Favorable Court Decision Protects Collective Bargaining Rights
Recently, the U.S. Court of Appeals for the D.C. Circuit issued a favorable, unanimous decision in AFL-CIO v. FLRA, a case involving NTEU and other unions that protects unions’ right to bargain over many management-initiated changes to working conditions. Under the court’s decision, agencies must bargain over any management-initiated change except those having only a minor, “de minimis” impact.
NTEU and two other unions challenged an adverse Federal Labor Relations Authority (FLRA) decision issued on September 30, 2020, that limited labor organizations’ bargaining rights. The FLRA in this 2-1 decision changed the standard from agencies being required to bargain over all changes that were more than “de minimis,” to bargaining only being required if the agency proposal was a “clear and meaningful” substantial change. This meant, simply, that unions would be able to bargain over far fewer matters. The FLRA’s decision was an abrupt reversal of its own precedent. And even more egregiously, the FLRA issued this decision upon the request of two agencies and without soliciting any input from the labor community.

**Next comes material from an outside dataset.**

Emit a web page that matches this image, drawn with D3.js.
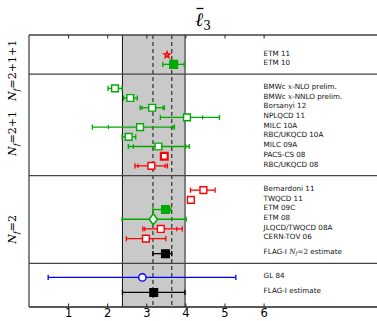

NTEU immediately filed a petition for review in the D.C. Circuit on September 30, 2020. Two other unions also petitioned for review and the cases were consolidated and briefed. Agreeing with the unions, the D.C. Circuit vacated the FLRA decision and restored the de minimis standard. It held that the FLRA’s decision “to abandon its longstanding precedents and adopt the substantial impact standard was not sufficiently reasoned[.]” It criticized the FLRA’s decision as “inconsistent” and offering only “various ill-defined reasons” for departing from de minimis precedent.” The panel unanimously reversed the decision, concluding that the “cursory policy statement that the FLRA issued to justify its choice to abandon thirty-five years of precedent. . . is arbitrary and capricious.”
NTEU is gratified that the court has protected unions’ right to bargain over most management-initiated changes.